Citing research, the NCI says clear patterns have emerged between drinking alcohol and the development of several types of head and neck cancer, particularly the pharynx (throat) and larynx; liver cancer; breast cancer; and colorectal cancer.
Breastcancer.org says research consistently shows that drinking increases a woman’s risk of developing hormone-receptor-positive breast cancer, noting that alcohol can increase the levels of estrogen and other hormones associated with that type of cancer, and may also increase breast cancer risk by damaging cell DNA. Compared to women who abstain, those consuming three alcoholic drinks per week have a 15% greater risk of developing breast cancer.
The UK independent charity Drinkaware cites its chief medical advisor, Paul Wallace, as noting that alcohol is one of several factors that can increase breast cancer risk. And, according to a 2010 study published in the British Journal of Cancer, about 6% of breast cancer cases in the UK are linked to alcohol consumption.
A new study published in the journal Addiction further bolsters evidence. The paper, “Alcohol consumption as a cause of cancer,” was written by its lead researcher, Jennie Connor, chair in the Department of Preventive and Social Medicine at the University of Otago in New Zealand.
“There is strong evidence that alcohol causes cancer at seven sites in the body and probably others,” Connor wrote.
She noted that evidence of a causal role of alcohol in cancer development continues to emerge, but the news is frequently accompanied by unclear and conflicting messages in the media. Particular confusion among journalists, and even health professionals, exists when translating the “alcohol causes cancer” concept: both in the meaning of “cause” and the quality of evidence. Connor acknowledged that while a degree of confusion and scepticism about alcohol as “cause” is understandable, in some instances such doubts are also “being generated by dissemination of misinformation, which undermines research findings and contradicts evidence-based public health messages.”
Consequently, Connor affirmed that the new study aimed to clarify the strength of evidence identifying alcohol as a cause of cancer, and of the meaning of “cause” in that particular context.
The study reviewed and summarized recent epidemiological and biological research associating alcohol with cancer. Research was drawn from published meta-analyses identified from the Medline database and archives of the International Agency for Research on Cancer, the American Institute for Cancer Research, and the International Agency for Research on Cancer.
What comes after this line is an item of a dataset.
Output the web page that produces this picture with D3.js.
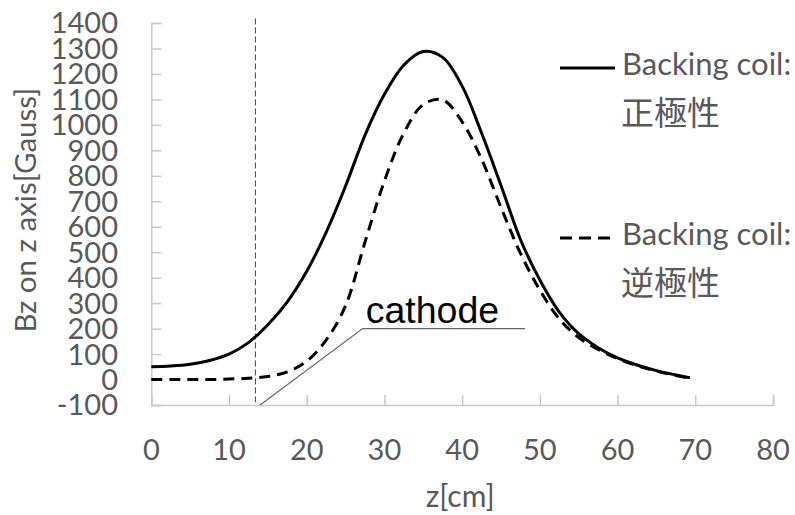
<!DOCTYPE html>
<html>
<head>
<meta charset="utf-8">
<script src="https://cdn.jsdelivr.net/npm/d3@7"></script>
<style>
  html, body { margin: 0; padding: 0; background: #fff; }
  svg { display: block; }
</style>
</head>
<body>
<svg id="chart" width="795" height="515"></svg>
<script>
// ---- data ----
const zValues = [0, 2.5, 5, 7.5, 10, 12.5, 15, 17.5, 20, 22.5, 25, 27.5, 30, 32.5, 35, 37.5, 40, 42.5, 45, 47.5, 50, 52.5, 55, 57.5, 60, 62.5, 65, 67.5, 69.3];
const bzPositive = [50, 53, 60, 75, 100, 145, 215, 305, 425, 578, 760, 960, 1120, 1235, 1288, 1265, 1152, 968, 762, 550, 391, 265, 180, 125, 85, 57, 35, 18, 7];
const bzReverse = [0, 0, 0, 0, 2, 5, 12, 30, 72, 155, 290, 540, 780, 968, 1080, 1098, 1012, 865, 676, 496, 351, 238, 165, 118, 82, 55, 33, 16, 5];
const seriesNames = ["Backing coil:\n正極性", "Backing coil:\n逆極性"];
const xTicks = [0, 10, 20, 30, 40, 50, 60, 70, 80];
const yTicks = [-100, 0, 100, 200, 300, 400, 500, 600, 700, 800, 900, 1000, 1100, 1200, 1300, 1400];
const cathodeZ = 13.4;
const cathodeLabel = "cathode";
const cathodeLeader = [[14, -100], [27.2, 200], [48.1, 200]];
const xTitle = "z[cm]";
const yTitle = "Bz on z axis[Gauss]";

// ---- layout ----
const svg = d3.select("#chart");
const x = d3.scaleLinear().domain([0, 80]).range([151.3, 773]);
const y = d3.scaleLinear().domain([-100, 1400]).range([405, 23]);
const gray = "#595959";
const axisColor = "#c8c8c8";
const font = "Lato, 'Open Sans', sans-serif";

// x axis (ticks inward, upward)
const xAxis = svg.append("g").attr("transform", `translate(0,${y(-100)})`)
  .call(d3.axisTop(x).tickValues(xTicks).tickSize(10).tickFormat(""));
xAxis.select(".domain").attr("stroke", axisColor).attr("stroke-width", 1.5);
xAxis.selectAll(".tick line").attr("stroke", axisColor).attr("stroke-width", 1.5);
svg.append("g").selectAll("text").data(xTicks).join("text")
  .attr("x", d => x(d)).attr("y", 460)
  .attr("text-anchor", "middle")
  .attr("font-family", font).attr("font-size", 29).attr("fill", gray)
  .text(d => d);

// y axis (ticks inward, rightward)
const yAxis = svg.append("g").attr("transform", `translate(${x(0)},0)`)
  .call(d3.axisRight(y).tickValues(yTicks).tickSize(10).tickFormat(""));
yAxis.select(".domain").attr("stroke", axisColor).attr("stroke-width", 1.5);
yAxis.selectAll(".tick line").attr("stroke", axisColor).attr("stroke-width", 1.5);
svg.append("g").selectAll("text").data(yTicks).join("text")
  .attr("x", 118).attr("y", d => y(d))
  .attr("dy", "0.36em")
  .attr("text-anchor", "end")
  .attr("font-family", font).attr("font-size", 29).attr("fill", gray)
  .text(d => d);

// axis titles
svg.append("text")
  .attr("x", x(40) - 2).attr("y", 507)
  .attr("text-anchor", "middle")
  .attr("font-family", font).attr("font-size", 30).attr("fill", gray)
  .text(xTitle);
svg.append("text")
  .attr("transform", `translate(36,${y(665)}) rotate(-90)`)
  .attr("text-anchor", "middle")
  .attr("font-family", font).attr("font-size", 29.5).attr("fill", gray)
  .text(yTitle);

// cathode vertical line
svg.append("line")
  .attr("x1", x(cathodeZ)).attr("x2", x(cathodeZ))
  .attr("y1", y(1418)).attr("y2", y(-100))
  .attr("stroke", "#444").attr("stroke-width", 1).attr("stroke-dasharray", "6,3");

// leader line + label
svg.append("path")
  .attr("d", d3.line().x(d => x(d[0])).y(d => y(d[1]))(cathodeLeader))
  .attr("fill", "none").attr("stroke", "#666").attr("stroke-width", 1.2);
svg.append("text")
  .attr("x", x(cathodeLeader[1][0]) + 3).attr("y", y(cathodeLeader[1][1]) - 6)
  .attr("font-family", "'Liberation Sans', Arial, sans-serif").attr("font-size", 37.5).attr("fill", "#000")
  .text(cathodeLabel);

// curves
const line = d3.line().x((d, i) => x(zValues[i])).y(d => y(d)).curve(d3.curveCatmullRom.alpha(0.5));
svg.append("path").attr("d", line(bzPositive))
  .attr("fill", "none").attr("stroke", "#000").attr("stroke-width", 3);
svg.append("path").attr("d", line(bzReverse))
  .attr("fill", "none").attr("stroke", "#000").attr("stroke-width", 3)
  .attr("stroke-dasharray", "11,7");

// legend
const legendItems = [
  { name: seriesNames[0], dash: null, ly: 68 },
  { name: seriesNames[1], dash: "12,7", ly: 238 }
];
legendItems.forEach(it => {
  svg.append("line").attr("x1", 560).attr("x2", 615).attr("y1", it.ly).attr("y2", it.ly)
    .attr("stroke", "#000").attr("stroke-width", 3)
    .attr("stroke-dasharray", it.dash);
  const lines = it.name.split("\n");
  svg.append("text").attr("x", 622).attr("y", it.ly + 7)
    .attr("font-family", font).attr("font-size", 31).attr("fill", gray)
    .text(lines[0]);
  svg.append("text").attr("x", 621).attr("y", it.ly + 57)
    .attr("font-family", "'Noto Sans CJK JP', sans-serif").attr("font-size", 33).attr("fill", gray)
    .text(lines[1]);
});
</script>
</body>
</html>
Other more recent epidemiological studies not included in these publications were also reviewed.
Connor said that the usual epidemiological understanding of a “cause” would refer to a factor that increases incidence of a particular condition or disorder in the population.
Connor maintains that even without complete knowledge of all of the biological mechanisms in play, “the epidemiological evidence can support the judgement that alcohol causes cancer of the oropharynx, larynx, oesophagus, liver, colon, rectum and breast,” that “current estimates suggest that alcohol-attributable cancers at these sites make up 5.8% of all cancer deaths world-wide.” Confirmation of specific biological mechanisms explaining which variety of alcohol increases incidence of each type of cancer, respectively, is not required in order to infer that alcohol is a cause of cancer, she said.
She projects that ongoing research will shed light on mechanisms underlying the relationship of alcohol consumption and cancer more clearly, and increase confidence in the epidemiology.
For all of the seven cancer variants cited, a dose-response relationship was identified. The increase of cancer risk grows with increased average alcohol consumption — although there is no evidence of any threshold of effect, or variation with beverage type. Recent analyses from two large cohort studies in the U.S. do not suggest a significant impact of drinking pattern on risk of total cancer in light to moderate drinkers. Further supporting a causal association, some evidence suggests that risk for laryngeal, pharyngeal and liver cancers is reversed when alcohol consumption ceases.
The report also contends that accumulated research indicates that causal drinking also plays a role in the development of cancer in the pancreas, prostate and skin (melanoma), with pancreatic cancer risk in particular being associated with both heavy drinking and average consumption.